WHAT IS NEEDED: Retype, please, the listing from its opening line through the line that contains "(10,618) rectangle (975,730);", both included, without the pictures.

DATA SECTION:
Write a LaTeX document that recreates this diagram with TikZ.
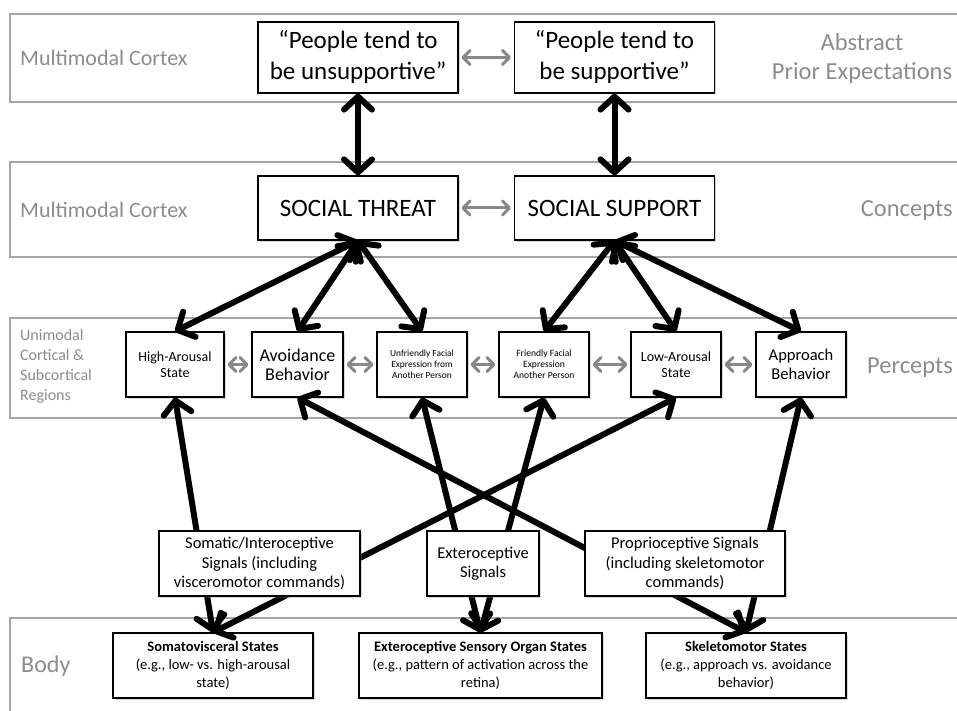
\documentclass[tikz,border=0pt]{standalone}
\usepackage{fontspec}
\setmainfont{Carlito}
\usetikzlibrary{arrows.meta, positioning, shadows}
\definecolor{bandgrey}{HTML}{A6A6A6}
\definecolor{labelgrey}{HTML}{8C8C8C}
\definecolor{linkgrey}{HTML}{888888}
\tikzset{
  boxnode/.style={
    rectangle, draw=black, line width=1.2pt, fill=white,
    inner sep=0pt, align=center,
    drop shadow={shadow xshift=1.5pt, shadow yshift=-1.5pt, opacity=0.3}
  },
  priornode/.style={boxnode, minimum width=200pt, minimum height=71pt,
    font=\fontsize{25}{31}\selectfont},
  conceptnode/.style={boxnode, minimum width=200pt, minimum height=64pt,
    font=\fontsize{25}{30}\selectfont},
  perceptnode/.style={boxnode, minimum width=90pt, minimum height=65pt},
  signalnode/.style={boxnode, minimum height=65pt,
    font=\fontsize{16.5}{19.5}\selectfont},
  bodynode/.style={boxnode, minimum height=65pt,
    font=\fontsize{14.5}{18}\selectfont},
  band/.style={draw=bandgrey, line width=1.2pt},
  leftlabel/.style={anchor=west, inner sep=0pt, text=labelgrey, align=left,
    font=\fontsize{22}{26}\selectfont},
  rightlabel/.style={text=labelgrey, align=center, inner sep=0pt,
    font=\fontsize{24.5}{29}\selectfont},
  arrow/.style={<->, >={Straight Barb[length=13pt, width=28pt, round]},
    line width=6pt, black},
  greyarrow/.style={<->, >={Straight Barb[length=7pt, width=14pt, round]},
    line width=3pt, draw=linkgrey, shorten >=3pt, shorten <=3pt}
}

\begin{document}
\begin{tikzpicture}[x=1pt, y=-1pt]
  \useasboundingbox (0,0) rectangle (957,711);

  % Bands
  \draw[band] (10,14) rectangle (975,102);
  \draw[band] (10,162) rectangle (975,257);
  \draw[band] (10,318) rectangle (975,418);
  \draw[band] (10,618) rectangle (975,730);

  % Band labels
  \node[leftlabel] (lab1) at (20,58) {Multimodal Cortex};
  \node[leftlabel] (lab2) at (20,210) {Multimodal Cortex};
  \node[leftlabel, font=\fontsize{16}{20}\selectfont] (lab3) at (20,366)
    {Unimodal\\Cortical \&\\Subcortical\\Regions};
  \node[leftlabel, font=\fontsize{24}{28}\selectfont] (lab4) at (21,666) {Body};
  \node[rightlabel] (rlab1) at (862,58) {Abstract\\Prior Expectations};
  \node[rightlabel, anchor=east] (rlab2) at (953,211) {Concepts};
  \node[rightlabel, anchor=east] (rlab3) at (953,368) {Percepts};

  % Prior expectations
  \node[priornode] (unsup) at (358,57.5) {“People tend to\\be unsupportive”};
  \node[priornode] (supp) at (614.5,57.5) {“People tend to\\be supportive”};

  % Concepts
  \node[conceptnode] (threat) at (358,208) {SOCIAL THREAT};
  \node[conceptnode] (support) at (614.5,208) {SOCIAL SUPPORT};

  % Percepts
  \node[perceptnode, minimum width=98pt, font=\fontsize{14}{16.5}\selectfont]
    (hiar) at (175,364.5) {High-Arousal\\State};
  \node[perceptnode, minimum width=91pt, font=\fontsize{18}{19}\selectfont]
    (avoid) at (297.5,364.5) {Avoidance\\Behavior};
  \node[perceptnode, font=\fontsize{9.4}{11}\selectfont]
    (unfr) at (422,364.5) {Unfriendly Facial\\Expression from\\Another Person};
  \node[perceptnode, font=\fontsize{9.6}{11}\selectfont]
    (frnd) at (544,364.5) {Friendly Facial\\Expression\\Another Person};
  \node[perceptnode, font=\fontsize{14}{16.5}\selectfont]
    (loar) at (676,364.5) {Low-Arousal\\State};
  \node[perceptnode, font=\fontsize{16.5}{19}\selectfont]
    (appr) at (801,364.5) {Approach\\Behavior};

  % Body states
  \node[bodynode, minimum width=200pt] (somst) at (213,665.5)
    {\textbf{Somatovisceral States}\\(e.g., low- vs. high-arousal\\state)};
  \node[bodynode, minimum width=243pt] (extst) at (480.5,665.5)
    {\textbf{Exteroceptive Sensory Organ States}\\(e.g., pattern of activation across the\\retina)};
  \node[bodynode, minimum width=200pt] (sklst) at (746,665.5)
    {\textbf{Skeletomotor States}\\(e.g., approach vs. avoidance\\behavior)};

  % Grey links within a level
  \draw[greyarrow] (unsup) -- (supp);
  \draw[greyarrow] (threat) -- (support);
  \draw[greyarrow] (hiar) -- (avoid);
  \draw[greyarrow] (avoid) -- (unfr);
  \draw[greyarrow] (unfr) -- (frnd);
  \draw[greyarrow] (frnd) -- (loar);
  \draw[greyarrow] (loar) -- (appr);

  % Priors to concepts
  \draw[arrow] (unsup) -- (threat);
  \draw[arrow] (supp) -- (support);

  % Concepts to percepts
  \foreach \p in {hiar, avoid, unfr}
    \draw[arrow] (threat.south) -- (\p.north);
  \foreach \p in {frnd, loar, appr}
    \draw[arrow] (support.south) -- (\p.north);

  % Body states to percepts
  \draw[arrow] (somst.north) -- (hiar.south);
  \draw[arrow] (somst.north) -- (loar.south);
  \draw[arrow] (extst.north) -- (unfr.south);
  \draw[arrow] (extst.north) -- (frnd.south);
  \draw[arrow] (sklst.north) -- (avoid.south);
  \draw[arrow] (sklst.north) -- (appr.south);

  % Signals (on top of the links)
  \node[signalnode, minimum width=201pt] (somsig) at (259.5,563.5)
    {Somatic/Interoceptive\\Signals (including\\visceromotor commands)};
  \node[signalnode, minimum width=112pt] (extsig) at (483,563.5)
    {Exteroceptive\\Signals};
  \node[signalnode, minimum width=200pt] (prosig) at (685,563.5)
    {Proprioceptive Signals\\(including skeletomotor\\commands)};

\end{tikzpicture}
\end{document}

THE ANSWER:
Write a LaTeX document that recreates this diagram with TikZ.
\documentclass[tikz,border=0pt]{standalone}
\usepackage{fontspec}
\setmainfont{Carlito}
\usetikzlibrary{arrows.meta, positioning, shadows}
\definecolor{bandgrey}{HTML}{A6A6A6}
\definecolor{labelgrey}{HTML}{8C8C8C}
\definecolor{linkgrey}{HTML}{888888}
\tikzset{
  boxnode/.style={
    rectangle, draw=black, line width=1.2pt, fill=white,
    inner sep=0pt, align=center,
    drop shadow={shadow xshift=1.5pt, shadow yshift=-1.5pt, opacity=0.3}
  },
  priornode/.style={boxnode, minimum width=200pt, minimum height=71pt,
    font=\fontsize{25}{31}\selectfont},
  conceptnode/.style={boxnode, minimum width=200pt, minimum height=64pt,
    font=\fontsize{25}{30}\selectfont},
  perceptnode/.style={boxnode, minimum width=90pt, minimum height=65pt},
  signalnode/.style={boxnode, minimum height=65pt,
    font=\fontsize{16.5}{19.5}\selectfont},
  bodynode/.style={boxnode, minimum height=65pt,
    font=\fontsize{14.5}{18}\selectfont},
  band/.style={draw=bandgrey, line width=1.2pt},
  leftlabel/.style={anchor=west, inner sep=0pt, text=labelgrey, align=left,
    font=\fontsize{22}{26}\selectfont},
  rightlabel/.style={text=labelgrey, align=center, inner sep=0pt,
    font=\fontsize{24.5}{29}\selectfont},
  arrow/.style={<->, >={Straight Barb[length=13pt, width=28pt, round]},
    line width=6pt, black},
  greyarrow/.style={<->, >={Straight Barb[length=7pt, width=14pt, round]},
    line width=3pt, draw=linkgrey, shorten >=3pt, shorten <=3pt}
}

\begin{document}
\begin{tikzpicture}[x=1pt, y=-1pt]
  \useasboundingbox (0,0) rectangle (957,711);

  % Bands
  \draw[band] (10,14) rectangle (975,102);
  \draw[band] (10,162) rectangle (975,257);
  \draw[band] (10,318) rectangle (975,418);
  \draw[band] (10,618) rectangle (975,730);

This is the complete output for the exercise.